Take the entries below and print only the lines from the one with "Reproduce this chart with Plotly." through the one with "import plotly.graph_objects as go", exactly as they stand, both ends included.

__Records for this task__
§

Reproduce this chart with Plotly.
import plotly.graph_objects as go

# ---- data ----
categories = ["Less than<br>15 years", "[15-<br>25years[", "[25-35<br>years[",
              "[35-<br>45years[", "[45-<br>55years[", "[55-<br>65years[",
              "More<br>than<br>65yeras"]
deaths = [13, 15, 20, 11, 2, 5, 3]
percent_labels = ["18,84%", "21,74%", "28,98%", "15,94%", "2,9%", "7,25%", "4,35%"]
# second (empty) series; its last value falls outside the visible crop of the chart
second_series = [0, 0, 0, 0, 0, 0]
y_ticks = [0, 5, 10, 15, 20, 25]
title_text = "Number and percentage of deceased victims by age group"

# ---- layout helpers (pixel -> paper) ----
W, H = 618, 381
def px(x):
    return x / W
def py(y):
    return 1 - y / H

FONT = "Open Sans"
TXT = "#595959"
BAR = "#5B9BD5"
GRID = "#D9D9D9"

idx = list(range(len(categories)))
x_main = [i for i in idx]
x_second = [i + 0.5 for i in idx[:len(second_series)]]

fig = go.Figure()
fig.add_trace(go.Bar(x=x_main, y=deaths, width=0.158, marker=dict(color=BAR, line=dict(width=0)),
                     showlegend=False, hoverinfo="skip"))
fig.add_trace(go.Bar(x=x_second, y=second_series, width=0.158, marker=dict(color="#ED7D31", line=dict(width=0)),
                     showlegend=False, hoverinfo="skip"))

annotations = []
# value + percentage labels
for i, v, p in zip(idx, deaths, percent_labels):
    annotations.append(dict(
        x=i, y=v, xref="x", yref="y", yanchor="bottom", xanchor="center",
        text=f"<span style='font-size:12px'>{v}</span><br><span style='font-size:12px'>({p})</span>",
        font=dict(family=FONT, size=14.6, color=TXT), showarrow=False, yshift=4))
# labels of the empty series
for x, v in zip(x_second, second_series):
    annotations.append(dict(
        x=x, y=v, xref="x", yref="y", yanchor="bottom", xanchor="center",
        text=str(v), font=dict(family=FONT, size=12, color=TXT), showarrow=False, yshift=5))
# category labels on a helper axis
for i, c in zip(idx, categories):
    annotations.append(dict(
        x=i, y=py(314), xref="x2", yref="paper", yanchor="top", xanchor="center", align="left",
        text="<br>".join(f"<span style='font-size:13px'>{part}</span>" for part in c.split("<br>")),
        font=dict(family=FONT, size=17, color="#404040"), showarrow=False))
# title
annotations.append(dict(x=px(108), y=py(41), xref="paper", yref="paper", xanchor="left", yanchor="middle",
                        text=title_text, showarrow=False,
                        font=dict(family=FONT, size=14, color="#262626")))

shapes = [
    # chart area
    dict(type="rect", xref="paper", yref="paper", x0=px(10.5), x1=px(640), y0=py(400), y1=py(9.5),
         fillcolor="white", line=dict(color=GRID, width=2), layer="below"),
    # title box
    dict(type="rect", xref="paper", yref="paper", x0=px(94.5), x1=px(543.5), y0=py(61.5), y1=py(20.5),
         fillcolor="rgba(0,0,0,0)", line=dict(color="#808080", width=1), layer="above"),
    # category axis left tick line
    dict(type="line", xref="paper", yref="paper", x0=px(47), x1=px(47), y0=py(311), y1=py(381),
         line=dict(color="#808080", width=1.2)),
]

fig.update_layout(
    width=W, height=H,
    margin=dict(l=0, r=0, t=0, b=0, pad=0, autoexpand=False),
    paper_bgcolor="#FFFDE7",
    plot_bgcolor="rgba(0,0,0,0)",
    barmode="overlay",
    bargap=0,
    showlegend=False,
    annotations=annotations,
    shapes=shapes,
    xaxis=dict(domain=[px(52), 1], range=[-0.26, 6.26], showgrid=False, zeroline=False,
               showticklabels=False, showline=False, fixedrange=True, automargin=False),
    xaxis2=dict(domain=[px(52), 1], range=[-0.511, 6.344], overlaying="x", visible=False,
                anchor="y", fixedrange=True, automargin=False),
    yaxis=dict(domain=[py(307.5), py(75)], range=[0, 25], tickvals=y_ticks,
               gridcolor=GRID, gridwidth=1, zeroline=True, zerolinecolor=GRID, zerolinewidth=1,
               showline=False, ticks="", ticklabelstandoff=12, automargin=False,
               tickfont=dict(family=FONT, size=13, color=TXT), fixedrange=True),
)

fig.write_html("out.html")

§

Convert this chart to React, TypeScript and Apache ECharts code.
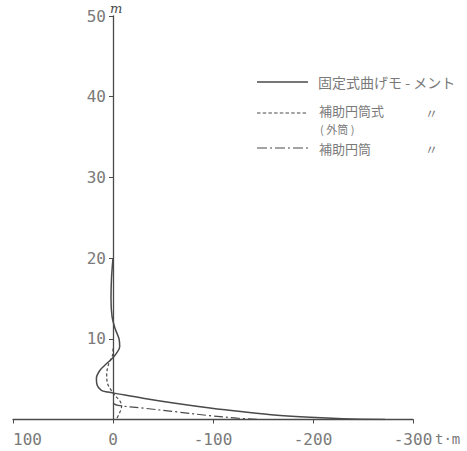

§

__The response__
Reproduce this chart with Plotly.
import plotly.graph_objects as go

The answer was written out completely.